| Exercise goal |
Begin with the first line of the listing and quote every line through the one containing "y_ticks = [0, 5, 10, 15, 20, 25, 30]"; give only those lines.
— START —
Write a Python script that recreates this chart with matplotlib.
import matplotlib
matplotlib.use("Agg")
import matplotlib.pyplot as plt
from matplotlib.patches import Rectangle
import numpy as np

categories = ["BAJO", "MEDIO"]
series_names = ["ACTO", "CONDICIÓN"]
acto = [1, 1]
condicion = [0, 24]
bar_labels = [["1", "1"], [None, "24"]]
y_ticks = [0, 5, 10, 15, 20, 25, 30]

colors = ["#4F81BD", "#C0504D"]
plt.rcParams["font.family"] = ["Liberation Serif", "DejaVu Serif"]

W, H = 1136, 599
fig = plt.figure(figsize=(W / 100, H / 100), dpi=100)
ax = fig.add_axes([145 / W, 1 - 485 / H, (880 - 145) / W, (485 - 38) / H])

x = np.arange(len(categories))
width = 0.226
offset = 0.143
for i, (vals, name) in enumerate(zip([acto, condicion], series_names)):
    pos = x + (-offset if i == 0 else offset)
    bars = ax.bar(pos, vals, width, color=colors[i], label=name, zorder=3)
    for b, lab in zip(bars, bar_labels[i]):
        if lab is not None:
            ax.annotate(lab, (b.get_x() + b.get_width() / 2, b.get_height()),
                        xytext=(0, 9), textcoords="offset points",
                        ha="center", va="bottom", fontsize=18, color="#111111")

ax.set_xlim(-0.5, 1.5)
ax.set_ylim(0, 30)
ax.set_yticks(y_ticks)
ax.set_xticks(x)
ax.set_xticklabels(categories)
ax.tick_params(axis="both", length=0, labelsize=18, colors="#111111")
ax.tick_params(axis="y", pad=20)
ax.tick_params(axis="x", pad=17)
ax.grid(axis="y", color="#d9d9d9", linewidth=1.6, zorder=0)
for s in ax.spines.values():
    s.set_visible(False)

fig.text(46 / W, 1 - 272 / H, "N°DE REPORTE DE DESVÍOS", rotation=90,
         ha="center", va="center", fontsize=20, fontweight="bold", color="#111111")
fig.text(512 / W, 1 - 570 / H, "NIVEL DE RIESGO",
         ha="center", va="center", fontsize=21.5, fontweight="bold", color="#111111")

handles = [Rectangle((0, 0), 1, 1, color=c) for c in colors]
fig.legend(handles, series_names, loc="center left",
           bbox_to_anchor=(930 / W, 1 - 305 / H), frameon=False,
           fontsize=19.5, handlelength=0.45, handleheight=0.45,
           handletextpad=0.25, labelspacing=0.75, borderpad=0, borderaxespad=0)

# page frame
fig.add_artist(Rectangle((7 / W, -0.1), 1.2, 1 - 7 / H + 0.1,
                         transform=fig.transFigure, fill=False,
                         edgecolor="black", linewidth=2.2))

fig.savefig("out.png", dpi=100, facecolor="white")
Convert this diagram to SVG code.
— END —
| Answer to the problem |
Write a Python script that recreates this chart with matplotlib.
import matplotlib
matplotlib.use("Agg")
import matplotlib.pyplot as plt
from matplotlib.patches import Rectangle
import numpy as np

categories = ["BAJO", "MEDIO"]
series_names = ["ACTO", "CONDICIÓN"]
acto = [1, 1]
condicion = [0, 24]
bar_labels = [["1", "1"], [None, "24"]]
y_ticks = [0, 5, 10, 15, 20, 25, 30]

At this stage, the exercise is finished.